After the war, the Netherlands wanted the colony back, but more and more Indonesians supported Indonesia’s independence.

Our government sent soldiers to the Dutch East Indies to take back power. In the Netherlands this was called ‘police actions’ for a long time (which is somewhat reminiscent of the intervention of the police in our own country, for example during a demonstration that got out of hand).

Today historians prefer to use a different term: the Indonesian war of independence. It is estimated that more than 100,000 Indonesians died as a result of violence. Also 4,500 Dutch soldiers did not survive the battle.

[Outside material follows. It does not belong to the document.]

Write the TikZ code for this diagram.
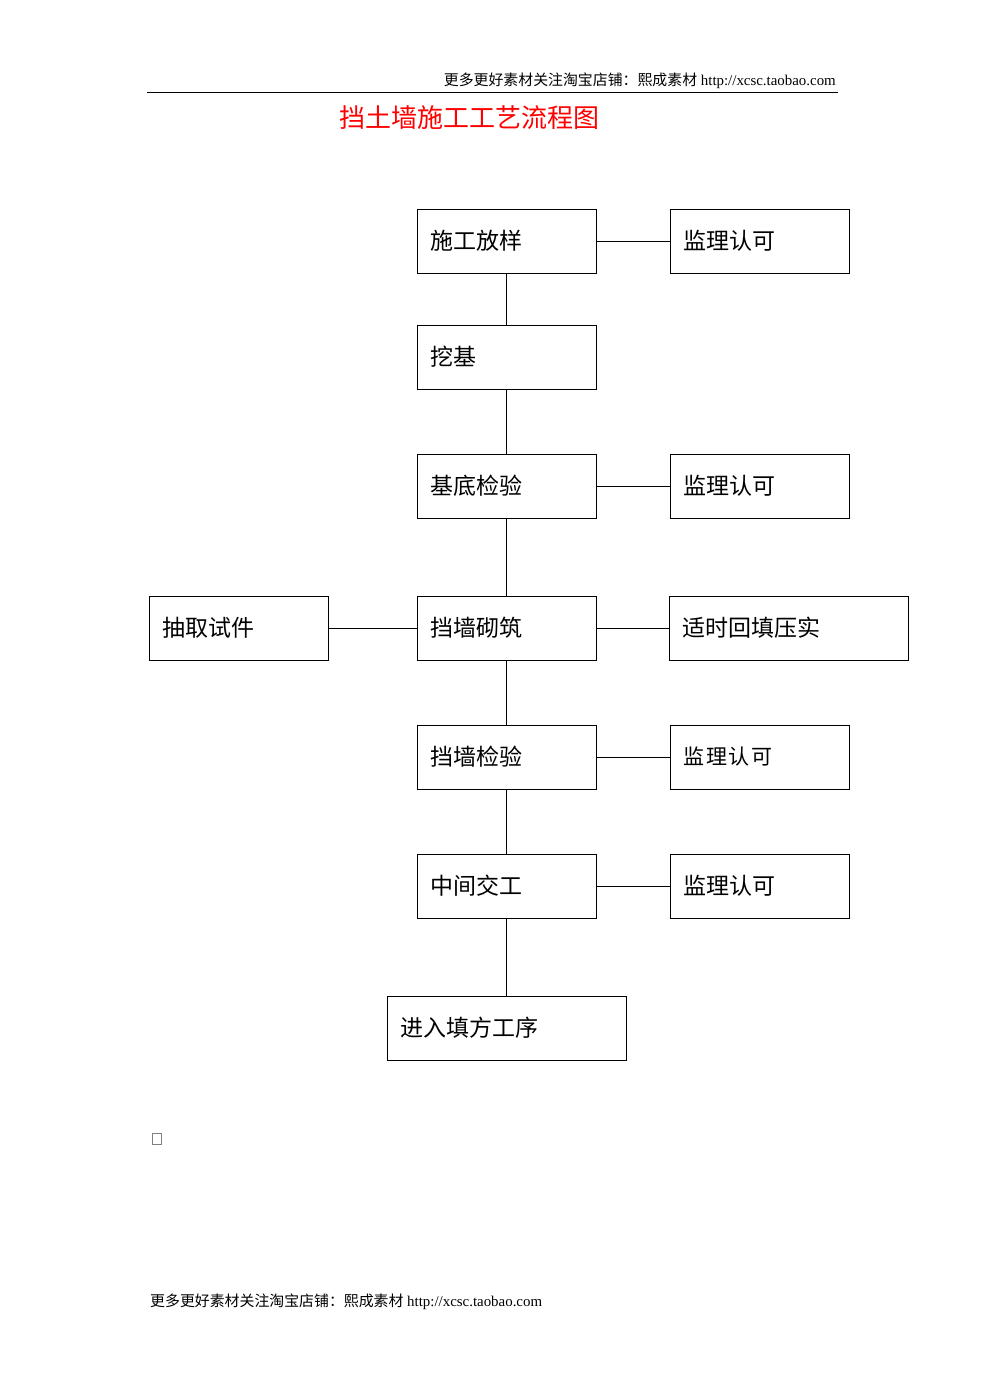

The Netherlands also tortured Indonesians on a large scale.

Despite all Dutch violence, our country was unable to reoccupy Indonesia. The colony became independent on December 27, 1949. Since then, the archipelago has been called the Republic of Indonesia.

That only happened after great international pressure on the Netherlands; the United States threatened to stop American development aid to our country for reconstruction after World War II if the Netherlands continued to wage war against Indonesia.

In 2020, the Netherlands apologized for the violence that our country had used against the Indonesians. King Willem-Alexander did this during a state visit to Indonesia.

In 2011, the Netherlands offered compensation to widows of Indonesians who were killed during the war of independence. Since 2020, children of Indonesian victims can receive 5,000 euros in compensation.

In February 2022, a major Dutch study on the period 1945-1950 in Indonesia will be published. This includes looking at Dutch violence in Indonesia.

Researchers have already said that the Netherlands is guilty of violence that went too far even in wartime. Historian Anne-Lot Hoek told NU.nl that it is important that the Netherlands knows what we have done to the Indonesians by turning their country into a colony and waging war against them.